— Begin Data extract —
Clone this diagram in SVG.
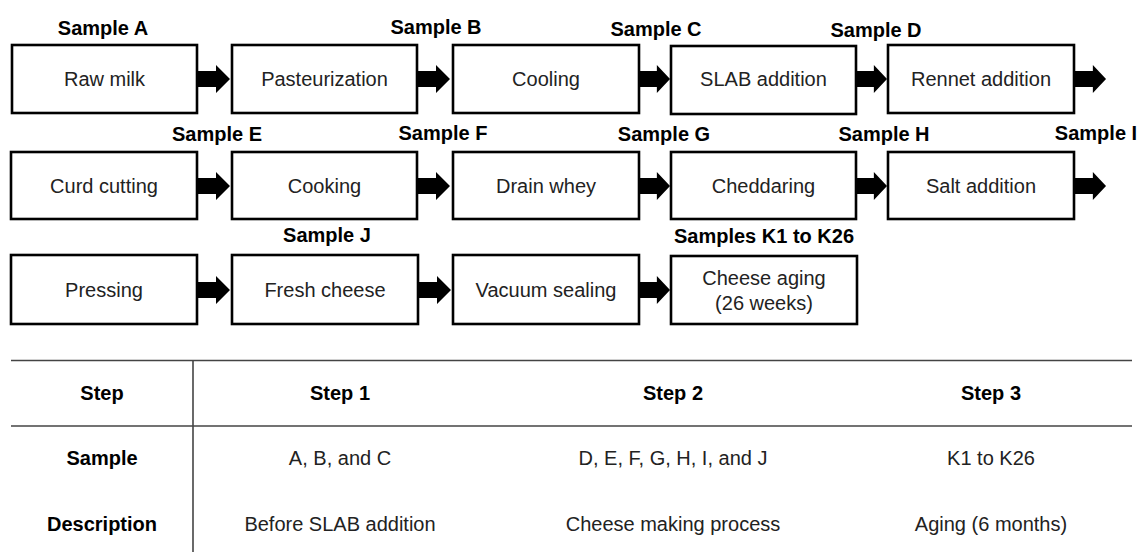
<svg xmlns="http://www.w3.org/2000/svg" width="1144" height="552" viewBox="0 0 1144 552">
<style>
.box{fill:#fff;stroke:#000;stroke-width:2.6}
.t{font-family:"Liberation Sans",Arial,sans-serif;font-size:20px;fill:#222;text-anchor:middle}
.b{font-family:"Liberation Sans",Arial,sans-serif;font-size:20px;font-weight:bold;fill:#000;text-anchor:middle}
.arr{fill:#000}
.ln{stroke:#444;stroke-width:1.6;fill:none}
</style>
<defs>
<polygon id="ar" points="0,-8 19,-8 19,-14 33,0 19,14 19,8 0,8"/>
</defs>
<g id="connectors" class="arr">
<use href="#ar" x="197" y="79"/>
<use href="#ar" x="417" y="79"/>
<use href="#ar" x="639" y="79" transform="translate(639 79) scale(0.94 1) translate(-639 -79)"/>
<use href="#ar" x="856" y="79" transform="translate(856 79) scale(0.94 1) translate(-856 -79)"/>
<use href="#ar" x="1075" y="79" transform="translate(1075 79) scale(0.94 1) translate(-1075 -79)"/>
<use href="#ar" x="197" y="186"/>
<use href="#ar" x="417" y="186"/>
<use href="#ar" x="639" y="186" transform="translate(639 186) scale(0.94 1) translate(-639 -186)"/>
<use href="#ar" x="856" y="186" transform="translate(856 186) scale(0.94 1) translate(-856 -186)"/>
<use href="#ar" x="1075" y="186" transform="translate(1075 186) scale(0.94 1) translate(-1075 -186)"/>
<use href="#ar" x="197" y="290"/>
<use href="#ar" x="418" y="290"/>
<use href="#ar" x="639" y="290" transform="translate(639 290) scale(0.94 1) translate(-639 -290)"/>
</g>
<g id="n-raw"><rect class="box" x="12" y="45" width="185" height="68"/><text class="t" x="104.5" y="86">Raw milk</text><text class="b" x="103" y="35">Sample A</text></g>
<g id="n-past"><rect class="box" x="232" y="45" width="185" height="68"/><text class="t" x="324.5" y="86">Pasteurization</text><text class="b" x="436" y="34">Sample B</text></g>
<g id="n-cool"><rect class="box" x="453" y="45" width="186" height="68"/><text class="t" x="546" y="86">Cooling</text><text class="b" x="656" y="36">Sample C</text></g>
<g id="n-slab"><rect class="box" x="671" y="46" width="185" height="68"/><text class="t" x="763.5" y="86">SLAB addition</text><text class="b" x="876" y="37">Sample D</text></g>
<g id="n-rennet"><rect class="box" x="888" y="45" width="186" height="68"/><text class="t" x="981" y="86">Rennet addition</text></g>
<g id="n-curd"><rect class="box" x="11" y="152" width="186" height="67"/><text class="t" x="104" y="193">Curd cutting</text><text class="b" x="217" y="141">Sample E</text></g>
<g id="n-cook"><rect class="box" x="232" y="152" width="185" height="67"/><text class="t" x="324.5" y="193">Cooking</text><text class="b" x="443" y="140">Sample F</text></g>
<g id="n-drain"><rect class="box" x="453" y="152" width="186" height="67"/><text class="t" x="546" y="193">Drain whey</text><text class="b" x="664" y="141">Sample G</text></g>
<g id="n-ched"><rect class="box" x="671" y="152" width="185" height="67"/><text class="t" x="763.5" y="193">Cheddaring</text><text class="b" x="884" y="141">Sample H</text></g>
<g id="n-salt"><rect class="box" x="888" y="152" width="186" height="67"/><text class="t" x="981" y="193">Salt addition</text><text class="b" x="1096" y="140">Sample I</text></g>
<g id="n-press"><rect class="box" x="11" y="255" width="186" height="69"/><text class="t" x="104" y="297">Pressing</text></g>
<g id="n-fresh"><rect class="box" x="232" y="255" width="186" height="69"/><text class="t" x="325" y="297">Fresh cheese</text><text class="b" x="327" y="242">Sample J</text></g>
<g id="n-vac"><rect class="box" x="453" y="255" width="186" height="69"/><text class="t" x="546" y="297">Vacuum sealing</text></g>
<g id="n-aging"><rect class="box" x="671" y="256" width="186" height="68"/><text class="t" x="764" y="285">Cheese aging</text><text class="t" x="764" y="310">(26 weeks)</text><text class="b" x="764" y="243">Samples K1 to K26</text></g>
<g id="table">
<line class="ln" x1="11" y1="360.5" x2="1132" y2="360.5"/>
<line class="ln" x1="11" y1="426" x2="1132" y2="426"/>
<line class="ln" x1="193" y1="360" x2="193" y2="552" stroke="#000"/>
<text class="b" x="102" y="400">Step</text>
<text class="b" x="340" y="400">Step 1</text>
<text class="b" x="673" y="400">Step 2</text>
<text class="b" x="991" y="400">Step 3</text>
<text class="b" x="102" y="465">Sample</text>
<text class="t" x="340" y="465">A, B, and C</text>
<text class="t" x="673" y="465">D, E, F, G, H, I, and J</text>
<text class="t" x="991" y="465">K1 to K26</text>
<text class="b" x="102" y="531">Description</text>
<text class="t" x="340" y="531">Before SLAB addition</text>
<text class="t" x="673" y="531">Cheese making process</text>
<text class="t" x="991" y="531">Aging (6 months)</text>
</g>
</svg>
— End Data extract —
What the task requires: Copy out all the data without changing anything, and drop the pictures.

Task response:
Clone this diagram in SVG.
<svg xmlns="http://www.w3.org/2000/svg" width="1144" height="552" viewBox="0 0 1144 552">
<style>
.box{fill:#fff;stroke:#000;stroke-width:2.6}
.t{font-family:"Liberation Sans",Arial,sans-serif;font-size:20px;fill:#222;text-anchor:middle}
.b{font-family:"Liberation Sans",Arial,sans-serif;font-size:20px;font-weight:bold;fill:#000;text-anchor:middle}
.arr{fill:#000}
.ln{stroke:#444;stroke-width:1.6;fill:none}
</style>
<defs>
<polygon id="ar" points="0,-8 19,-8 19,-14 33,0 19,14 19,8 0,8"/>
</defs>
<g id="connectors" class="arr">
<use href="#ar" x="197" y="79"/>
<use href="#ar" x="417" y="79"/>
<use href="#ar" x="639" y="79" transform="translate(639 79) scale(0.94 1) translate(-639 -79)"/>
<use href="#ar" x="856" y="79" transform="translate(856 79) scale(0.94 1) translate(-856 -79)"/>
<use href="#ar" x="1075" y="79" transform="translate(1075 79) scale(0.94 1) translate(-1075 -79)"/>
<use href="#ar" x="197" y="186"/>
<use href="#ar" x="417" y="186"/>
<use href="#ar" x="639" y="186" transform="translate(639 186) scale(0.94 1) translate(-639 -186)"/>
<use href="#ar" x="856" y="186" transform="translate(856 186) scale(0.94 1) translate(-856 -186)"/>
<use href="#ar" x="1075" y="186" transform="translate(1075 186) scale(0.94 1) translate(-1075 -186)"/>
<use href="#ar" x="197" y="290"/>
<use href="#ar" x="418" y="290"/>
<use href="#ar" x="639" y="290" transform="translate(639 290) scale(0.94 1) translate(-639 -290)"/>
</g>
<g id="n-raw"><rect class="box" x="12" y="45" width="185" height="68"/><text class="t" x="104.5" y="86">Raw milk</text><text class="b" x="103" y="35">Sample A</text></g>
<g id="n-past"><rect class="box" x="232" y="45" width="185" height="68"/><text class="t" x="324.5" y="86">Pasteurization</text><text class="b" x="436" y="34">Sample B</text></g>
<g id="n-cool"><rect class="box" x="453" y="45" width="186" height="68"/><text class="t" x="546" y="86">Cooling</text><text class="b" x="656" y="36">Sample C</text></g>
<g id="n-slab"><rect class="box" x="671" y="46" width="185" height="68"/><text class="t" x="763.5" y="86">SLAB addition</text><text class="b" x="876" y="37">Sample D</text></g>
<g id="n-rennet"><rect class="box" x="888" y="45" width="186" height="68"/><text class="t" x="981" y="86">Rennet addition</text></g>
<g id="n-curd"><rect class="box" x="11" y="152" width="186" height="67"/><text class="t" x="104" y="193">Curd cutting</text><text class="b" x="217" y="141">Sample E</text></g>
<g id="n-cook"><rect class="box" x="232" y="152" width="185" height="67"/><text class="t" x="324.5" y="193">Cooking</text><text class="b" x="443" y="140">Sample F</text></g>
<g id="n-drain"><rect class="box" x="453" y="152" width="186" height="67"/><text class="t" x="546" y="193">Drain whey</text><text class="b" x="664" y="141">Sample G</text></g>
<g id="n-ched"><rect class="box" x="671" y="152" width="185" height="67"/><text class="t" x="763.5" y="193">Cheddaring</text><text class="b" x="884" y="141">Sample H</text></g>
<g id="n-salt"><rect class="box" x="888" y="152" width="186" height="67"/><text class="t" x="981" y="193">Salt addition</text><text class="b" x="1096" y="140">Sample I</text></g>
<g id="n-press"><rect class="box" x="11" y="255" width="186" height="69"/><text class="t" x="104" y="297">Pressing</text></g>
<g id="n-fresh"><rect class="box" x="232" y="255" width="186" height="69"/><text class="t" x="325" y="297">Fresh cheese</text><text class="b" x="327" y="242">Sample J</text></g>
<g id="n-vac"><rect class="box" x="453" y="255" width="186" height="69"/><text class="t" x="546" y="297">Vacuum sealing</text></g>
<g id="n-aging"><rect class="box" x="671" y="256" width="186" height="68"/><text class="t" x="764" y="285">Cheese aging</text><text class="t" x="764" y="310">(26 weeks)</text><text class="b" x="764" y="243">Samples K1 to K26</text></g>
<g id="table">
<line class="ln" x1="11" y1="360.5" x2="1132" y2="360.5"/>
<line class="ln" x1="11" y1="426" x2="1132" y2="426"/>
<line class="ln" x1="193" y1="360" x2="193" y2="552" stroke="#000"/>
<text class="b" x="102" y="400">Step</text>
<text class="b" x="340" y="400">Step 1</text>
<text class="b" x="673" y="400">Step 2</text>
<text class="b" x="991" y="400">Step 3</text>
<text class="b" x="102" y="465">Sample</text>
<text class="t" x="340" y="465">A, B, and C</text>
<text class="t" x="673" y="465">D, E, F, G, H, I, and J</text>
<text class="t" x="991" y="465">K1 to K26</text>
<text class="b" x="102" y="531">Description</text>
<text class="t" x="340" y="531">Before SLAB addition</text>
<text class="t" x="673" y="531">Cheese making process</text>
<text class="t" x="991" y="531">Aging (6 months)</text>
</g>
</svg>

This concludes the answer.